As the war on ISIS wanes in the Middle East, military commanders seeking to prevent the spread of violent extremism face a potential threat they can’t fight or kill away: the youth population boom.
They also have a powerful weapon in the fight against extremism: once again, youth.
As national security experts are consumed by immediate threats like the ISIS war and North Korea, we risk missing one of the biggest strategic disruptions the United States and its allies have faced in decades: More people between the ages of 15 and 24 live in the world today than ever before in human history, and that age cohort is likely to grow steadily for the next generation or more.
These young people are concentrated in the world’s most volatile and conflict-prone regions, which are also among the most fertile recruiting grounds for transnational terrorist groups. How these young people transition into adulthood could transform not only their own societies but also the global security landscape, for good or for ill. The question is whether we will try to influence the outcome and seize the opportunity to transcend costly whack-a-mole approaches to fighting terrorism and instability, or sit back, wait and see.
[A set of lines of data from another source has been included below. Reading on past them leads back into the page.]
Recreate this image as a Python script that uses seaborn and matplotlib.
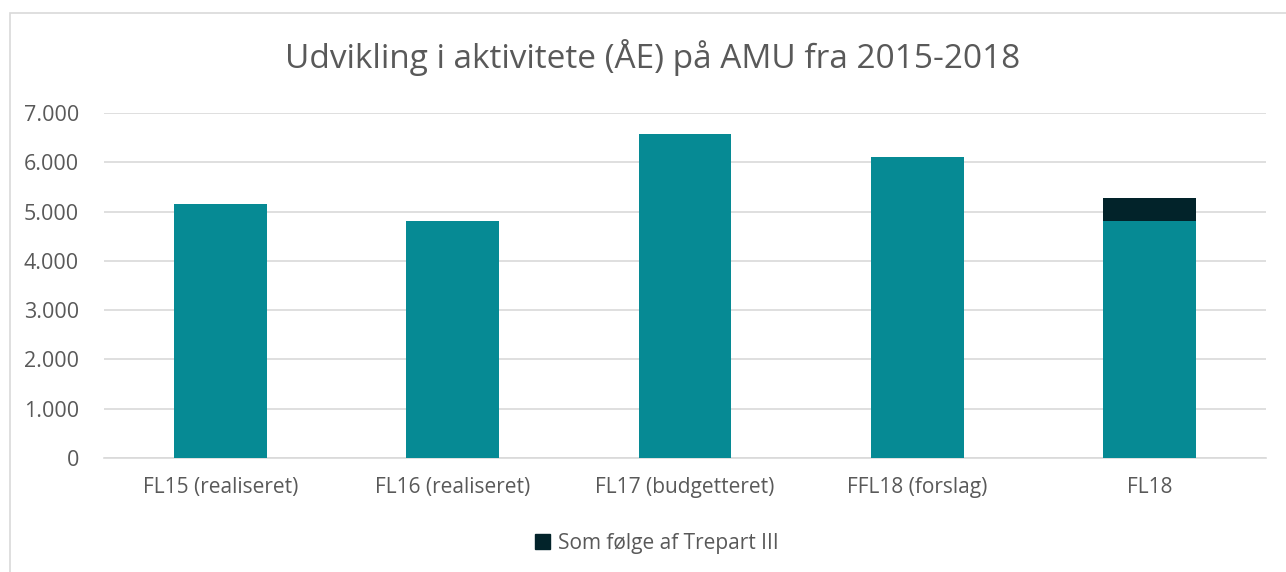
import matplotlib
matplotlib.use("Agg")
import matplotlib.pyplot as plt
import seaborn as sns
import pandas as pd
from matplotlib.patches import Rectangle, Patch

categories = ["FL15 (realiseret)", "FL16 (realiseret)", "FL17 (budgetteret)", "FFL18 (forslag)", "FL18"]
base_values = [5145, 4810, 6575, 6110, 4810]
trepart_values = [0, 0, 0, 0, 465]
yticks = [0, 1000, 2000, 3000, 4000, 5000, 6000, 7000]
ytick_labels = ["0", "1.000", "2.000", "3.000", "4.000", "5.000", "6.000", "7.000"]
title = "Udvikling i aktivitete (ÅE) på AMU fra 2015-2018"
legend_label = "Som følge af Trepart III"

teal = "#068A94"
dark = "#02232A"
text_col = "#595959"
grid_col = "#D9D9D9"

sns.set_theme(style="white")
plt.rcParams['font.family'] = ['Open Sans', 'DejaVu Sans']

df = pd.DataFrame({"cat": categories, "base": base_values,
                   "total": [b + t for b, t in zip(base_values, trepart_values)]})

W, H = 1286, 572
fig = plt.figure(figsize=(W / 100, H / 100), dpi=100)
fig.patches.append(Rectangle((10 / W, -0.05), 1.1, 1 - 13 / H + 0.05, transform=fig.transFigure,
                             fill=False, edgecolor="#D9D9D9", linewidth=1.2, zorder=0))
ax = fig.add_axes([104 / W, 1 - 458 / H, (1266 - 104) / W, (458 - 113) / H])

sns.barplot(data=df, x="cat", y="total", color=dark, width=0.4, saturation=1, ax=ax,
            zorder=3, linewidth=0)
sns.barplot(data=df, x="cat", y="base", color=teal, width=0.4, saturation=1, ax=ax,
            zorder=4, linewidth=0)

ax.set_ylim(0, 7000)
ax.set_xlim(-0.5, len(categories) - 0.5)
ax.set_yticks(yticks)
ax.set_yticklabels(ytick_labels)
ax.yaxis.grid(True, color=grid_col, linewidth=1.2, zorder=0)
ax.set_axisbelow(True)
for s in ["top", "right", "left"]:
    ax.spines[s].set_visible(False)
ax.spines["bottom"].set_color(grid_col)
ax.spines["bottom"].set_linewidth(1.2)
ax.tick_params(axis="y", length=0, pad=18, labelsize=15.5, labelcolor=text_col)
ax.tick_params(axis="x", length=0, pad=14, labelsize=15, labelcolor=text_col)
ax.set_xlabel("")
ax.set_ylabel("")

fig.text(653 / W, 1 - 58 / H, title, ha="center", va="center", fontsize=24, color=text_col)

handle = Patch(facecolor=dark, edgecolor=dark)
fig.legend([handle], [legend_label], loc="center", bbox_to_anchor=(657 / W, 1 - 543 / H),
           frameon=False, fontsize=15, labelcolor=text_col, handlelength=0.7, handleheight=0.7,
           handletextpad=0.4)

fig.savefig("out.png", dpi=100)
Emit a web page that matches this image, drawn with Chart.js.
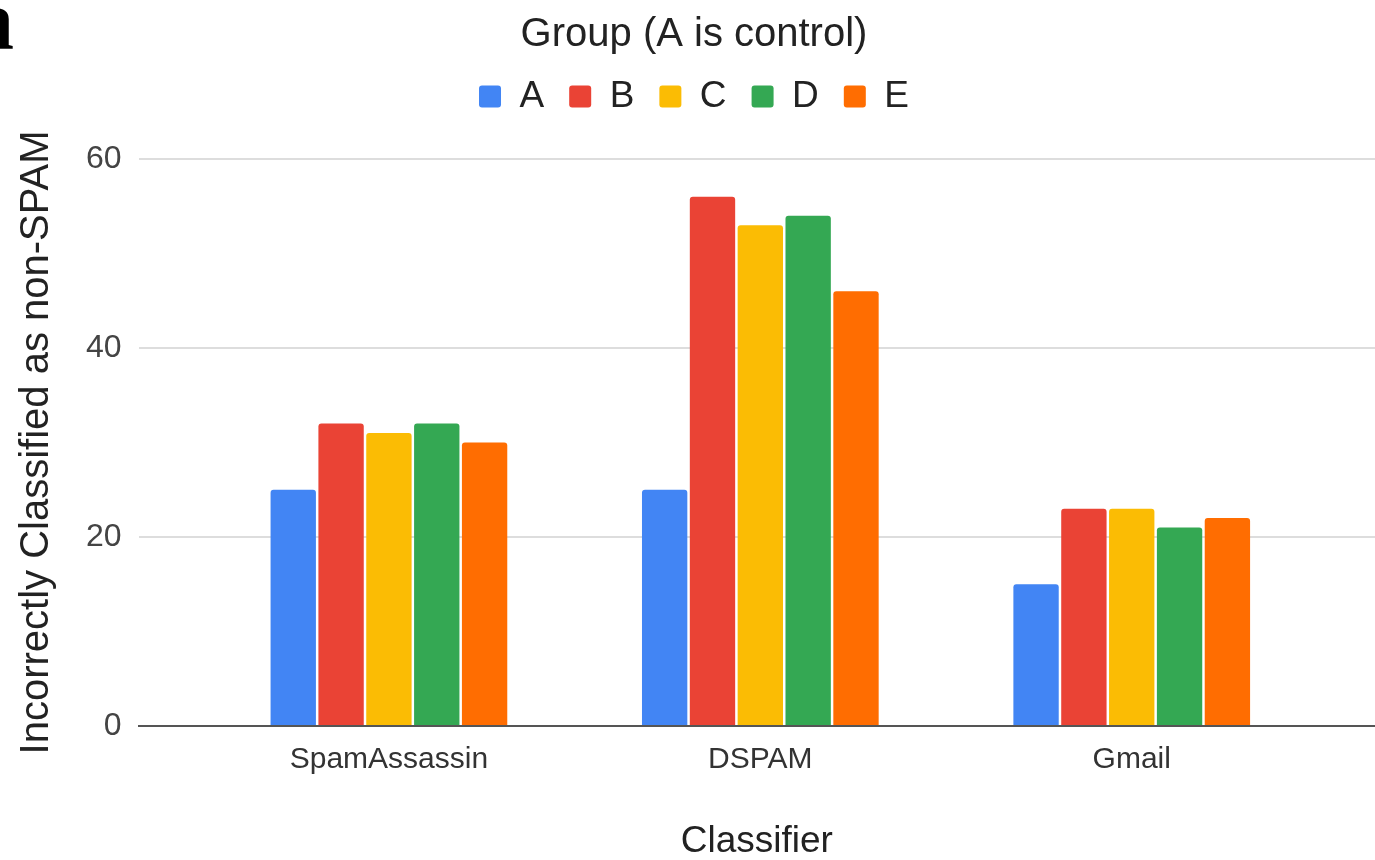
<!DOCTYPE html>
<html>
<head>
<meta charset="utf-8">
<script src="https://cdn.jsdelivr.net/npm/chart.js@4.4.1/dist/chart.umd.min.js"></script>
<style>
  html, body { margin: 0; padding: 0; background: #fff; }
  #wrap { position: relative; width: 1375px; height: 860px; overflow: hidden; }
  #panel { position: absolute; left: -29px; top: -30px; font: bold 86px "Liberation Serif", serif; color: #000; }
</style>
</head>
<body>
<div id="wrap">
  <canvas id="chart"></canvas>
  <div id="panel">a</div>
</div>
<script>
// data
var categories = ['SpamAssassin', 'DSPAM', 'Gmail'];
var groups = ['A', 'B', 'C', 'D', 'E'];
var groupA = [25, 25, 15];
var groupB = [32, 56, 23];
var groupC = [31, 53, 23];
var groupD = [32, 54, 21];
var groupE = [30, 46, 22];
var yTicks = [0, 20, 40, 60];

var colors = ['#4285F4', '#EA4335', '#FBBC04', '#34A853', '#FF6D01'];
var series = [groupA, groupB, groupC, groupD, groupE];
var FONT = '"Liberation Sans", Arial, sans-serif';

var datasets = series.map(function (vals, i) {
  return {
    label: groups[i],
    data: vals.map(function (v, j) { return { x: j, y: v }; }),
    backgroundColor: colors[i],
    borderRadius: 3,
    categoryPercentage: 0.644,
    barPercentage: 0.948
  };
});

// extra room under the legend
var legendGap = {
  id: 'legendGap',
  beforeInit: function (chart) {
    var fit = chart.legend.fit;
    chart.legend.fit = function () {
      fit.call(this);
      this.height += 34;
    };
  }
};

new Chart(document.getElementById('chart'), {
  type: 'bar',
  data: { datasets: datasets },
  plugins: [legendGap],
  options: {
    responsive: true,
    maintainAspectRatio: false,
    animation: false,
    layout: { padding: { top: 11, right: 0, bottom: 0, left: 13 } },
    plugins: {
      tooltip: { enabled: false },
      title: {
        display: true, text: 'Group (A is control)', color: '#222',
        font: { family: FONT, size: 40, weight: 'normal' },
        padding: { top: 0, bottom: -6 }
      },
      legend: {
        position: 'top',
        labels: {
          color: '#222', boxWidth: 22, boxHeight: 22, padding: 25,
          useBorderRadius: true, borderRadius: 3,
          font: { family: FONT, size: 37 }
        }
      }
    },
    scales: {
      x: {
        type: 'linear',
        offset: false,
        min: -0.674, max: 2.655,
        grid: { display: false },
        border: { display: true, color: '#555', width: 2 },
        ticks: {
          stepSize: 1, includeBounds: false, autoSkip: false, maxRotation: 0,
          color: '#333', padding: 8,
          font: { family: FONT, size: 30 },
          callback: function (v) { return categories[v] !== undefined ? categories[v] : ''; }
        },
        title: {
          display: true, text: 'Classifier', color: '#222',
          font: { family: FONT, size: 37, lineHeight: 1 },
          padding: { top: 37, bottom: 0 }
        }
      },
      y: {
        min: 0, max: 60,
        afterBuildTicks: function (scale) {
          scale.ticks = yTicks.map(function (v) { return { value: v }; });
        },
        grid: { color: '#dddddd', lineWidth: 2, drawTicks: false },
        border: { display: false },
        ticks: { color: '#444', padding: 17, font: { family: FONT, size: 32 } },
        title: {
          display: true, text: 'Incorrectly Classified as non-SPAM', color: '#222',
          font: { family: FONT, size: 40 },
          padding: { top: 0, bottom: 8 }
        }
      }
    }
  }
});
</script>
</body>
</html>
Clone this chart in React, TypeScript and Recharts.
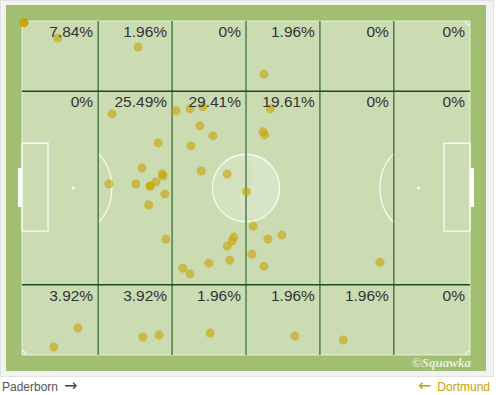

For most countries, youth booms present a welcome but all-too-rare opportunity. If governments can harness their potential, large populations of young people offer a demographic dividend of creative energy, productivity, and economic prosperity. They offer a once-in-a-generation chance for large-scale, positive change.
But for too many developing countries, the youth boom represents an overwhelming and seemingly insoluble problem. It drives dangerously high youth unemployment, stresses overstretched or insufficient public services, feeds global migration and social instability, and boosts the ranks of violent extremists.